Measurement error in the dependent variable of an OLS regression?


I am calculating a Monte-Carlo regression to analyse the effects of a measurement error in the dependent variable on an OLS estimation. The theory on this is clear. The estimation of the constant and the slope coefficient should be correct on average. However, my R code results in a biased constant but an unbiased slope coefficient. I suspect that I made a mistake when adding the measurement error to the data generating process?

b1=c()
b2=c()
x1 = rnorm(1000,mean=2,sd=1)
me=runif(1000,0,1)
graph<-data.frame(b1=b1,b2=b2)
for (i in 1:500){
  e = rnorm(1000,mean=0,sd=1)
  y=0.2+0.5*x1+e #true value
  y_o=y+me #observed value 
  c=lm(I(y_o)~I(x1)) 
  b1[i]=data.frame(c$coefficients)[1,1]
  b2[i]=data.frame(c$coefficients)[2,1]
}

plot5ab = ggplot(data=graph) +
  stat_density(aes(x=b1,fill="black"),colour="black",adjust=1.5, alpha=.05)+
  geom_histogram(aes(x=b1,y=..density..),fill = "black", alpha = 0.2,bins =50) +
  stat_density(aes(x=b2,fill="red"),adjust=1.5, alpha=.05,colour="black")+ 
  geom_histogram(aes(x=b2,y=..density..),fill = "red", alpha = 0.2,bins =50) +
  geom_vline(xintercept=0.2, linetype="dashed", color = "blue")+
  geom_vline(xintercept=0.5, linetype="dashed", color = "blue")+
  scale_fill_identity(name = NULL, 
                      labels = c(black = "Alpha", red = "Beta"
                      ),
                      guide = "legend")+
  theme_bw()+
  theme(legend.position = "bottom",
        axis.text.x     = element_text(angle = 90)) +
  labs(title = "Density of estimated parameters", subtitle = "R=500; Dashed blue lines = true parameters",
       y     = "Density",
       x     = "x")
plot5ab

Solution

  • You need to add error uniformly around y.
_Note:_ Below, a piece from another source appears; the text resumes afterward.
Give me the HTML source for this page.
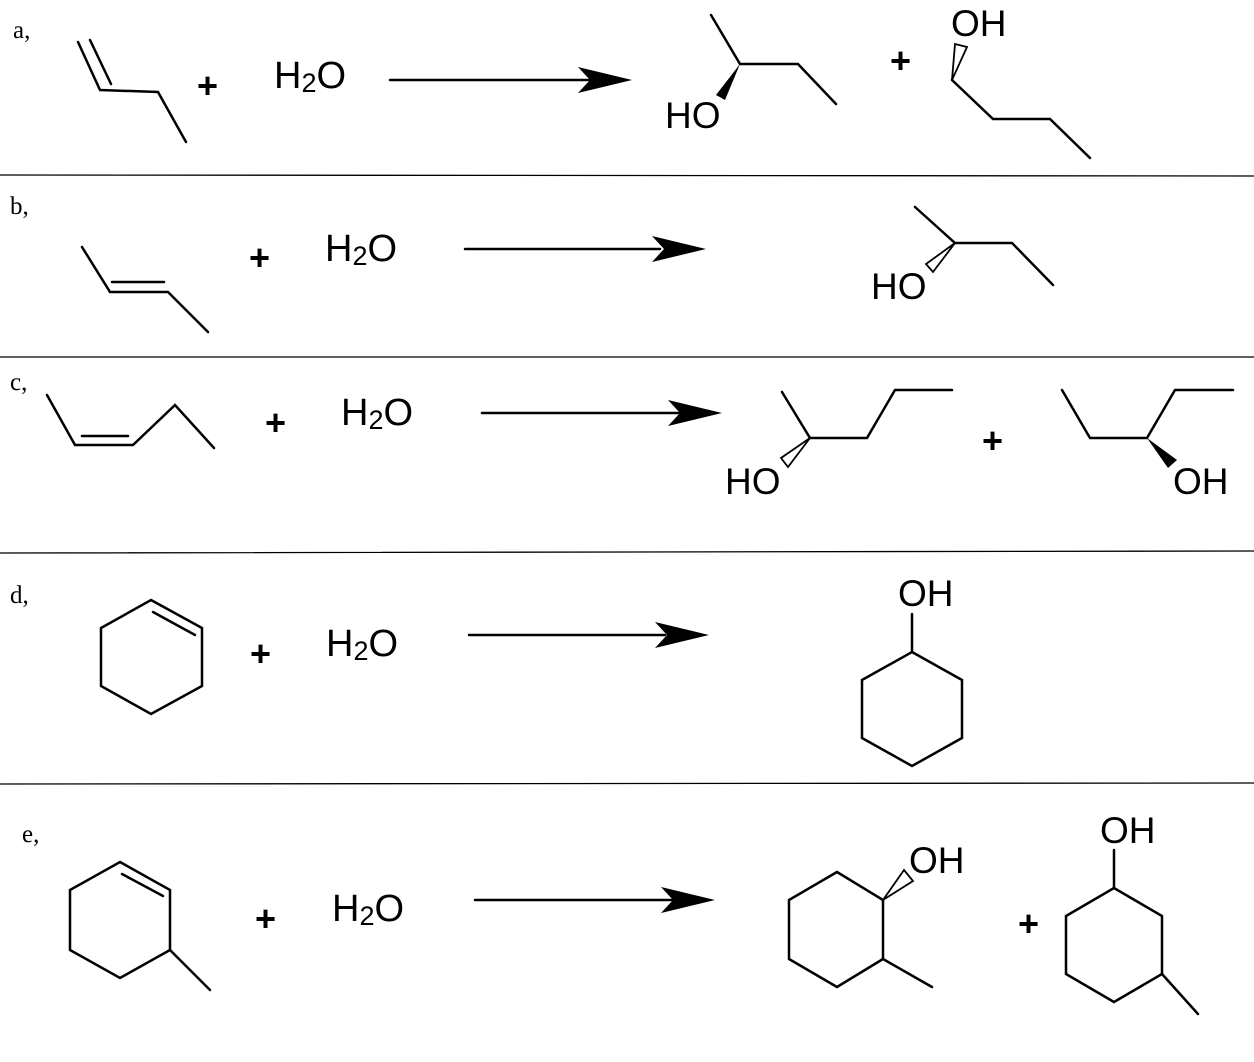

Instead, what you are doing is adding on average 0.5 to y (i.e. me is centered around 0.5), and thus, the average value of your estimated intercept is the truth (0.2) plus this average, resulting in a distribution of estimated intercepts with mode around 0.2+0.5, or 0.7.

    Instead, I believe you want to define your measurement error to be centered around zero.

    Try:

    me = runif(1000, -.3, .3)
    

    Also, graph<-data.frame(b1=b1,b2=b2) should be added to your original post.